Alas, that is the very thing which has happened throughout Christendom: for each church, denomination, party, or "circle of fellowship" puts its own meaning on the Word, and in many instances, contrary to the truth itself. Let the Christian reader be fully persuaded that there is nothing whatever in 2 Peter 1:20 which forbids him weighing the words of Scripture, exercising his own judgment, and under the guidance and grace of the Holy Spirit, deciding what they signify.
Not only is private judgment a right which God has conferred upon each of His children, but it is their bounden duty to exercise the same. The Lord requires us to make full use of this privilege, and to employ all lawful and peaceful means for its maintenance. Not only are we responsible to reject all erroneous teaching, but we are not to be the serfs of any ecclesiastical tyranny: "But you are not to be called 'Rabbi,' for you have only one Master and you are all brothers.
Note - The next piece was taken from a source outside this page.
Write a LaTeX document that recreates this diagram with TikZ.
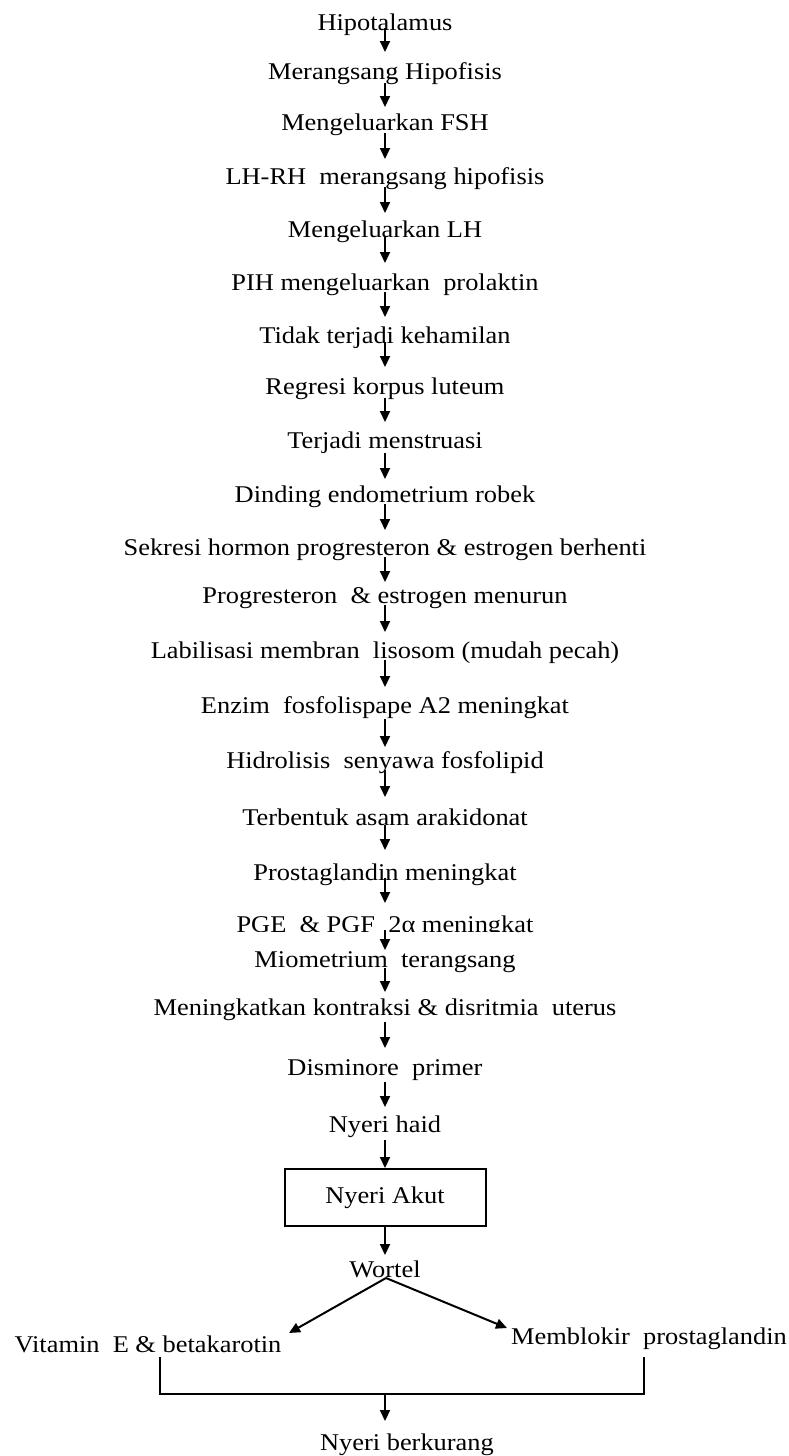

And do not call anyone on earth 'father,' for you have one Father, and he is in Heaven." (Mat 23:8-9). Those words contain very much more than a prohibition against according ecclesiastical titles unto men; yes, it is exceedingly doubtful whether such a concept is contained therein; rather is Christ forbidding us to be in spiritual bondage to anyone.
In verse 2, He had stated, "The scribes and the Pharisees sit in Moses' seat": that is, they have arrogated to themselves the power of religious legislation and demand entire subjection from their adherents. In the verses that follow, our Lord reprehended them for usurping authority and setting up themselves as demagogues: in view of which the Lord Jesus bade His disciples maintain their spiritual liberty, and refuse all allegiance or subservience to any such tyrants.